If you do not have such a space, but are thinking about getting one of these structures, you need to take your planning very seriously. It is not an easy decision from any perspective. You need to be clear about how you wish to use the space. In most cases, we are talking about investing a substantial amount of money so you want to be right the first time.
The first question is whether this sunny space is primarily to grow plants or is it a space for people to enjoy. The space for plants is usually called a greenhouse. You can spill water or potting soil on the floor and not worry about it. A greenhouse can be allowed to get as cool as 55 degrees at night.
A space primarily for people is called a sunspace or conservatory. You can still grow plants in these spaces, but the design must address the comfort of people so temperatures do not go much below 68 degrees at night.
A greenhouse that is easy to manage and somewhat economical to heat is attached to the house is some manner, thereby sharing some of the heat from the house. I used to have a lean-to greenhouse made from old wooden storm windows attached to the house with the cellar door inside. I built another greenhouse that sat on the second story over the family room and was heated by the wood stove in the family room. I used those greenhouses to overwinter plants from outside like geraniums, impatiens, and rosemary. I grew lettuce and swiss chard for winter salads, and grew orchids under the benches. In the spring, I started all my seedlings in the greenhouse. It was closed down for the summer months.
A sun space is designed first for the comfort of people. It can’t get too hot or too chilly. A modest sun space will cost from $5000 to $15,000. The English conservatory is catching on in this country. It is simply a fancy sun space which will cost from $20,000 on up.
Nancy’s 8 x 13 foot conservatory by Canterbury is used to hold her collection of tropical plants over the winter. As you might expect, there is no space left for people in this room. Throughout the winter however, we have fuchsia, impatiens, bougainvillea, and crown of thorns in continual bloom; talk about a pleasant place to watch the snow fall. Clipping fresh rosemary for spaghetti sauce all winter is another benny.
At night and when the sun is not shining in the winter, the south facing space is heated with a thermostatically controlled electric heater. When the sun is shining, vents are opened to release the excess heat. Having a greenhouse or a conservatory does take daily attention to keep the plants from cooking or freezing.

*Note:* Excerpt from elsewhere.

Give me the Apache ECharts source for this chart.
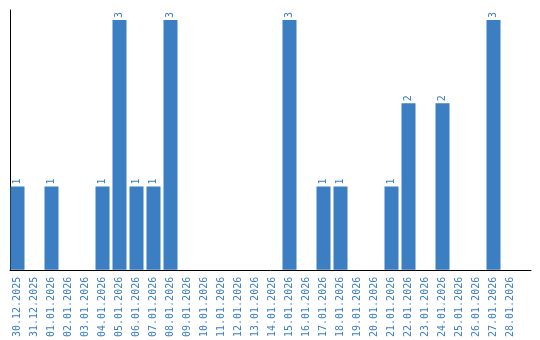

I have a friend with a modest conservatory that has in its center a sunken hot tub. In one corner is a small table where he and his wife have morning coffee all winter. Three sides of the space are filled with all manner of flowering and foliage type tropical plants. He has rigged a system of fans with a thermostat so in the winter when the heat from the sun reaches 80 degrees, the fans move that heat into the house. In the summer they move the heat outside and pull some cool air from the house into the conservatory. Sitting in the hot tub, surrounded by a jungle of beautiful plants while the snow is blowing outside must be a special treat for sure.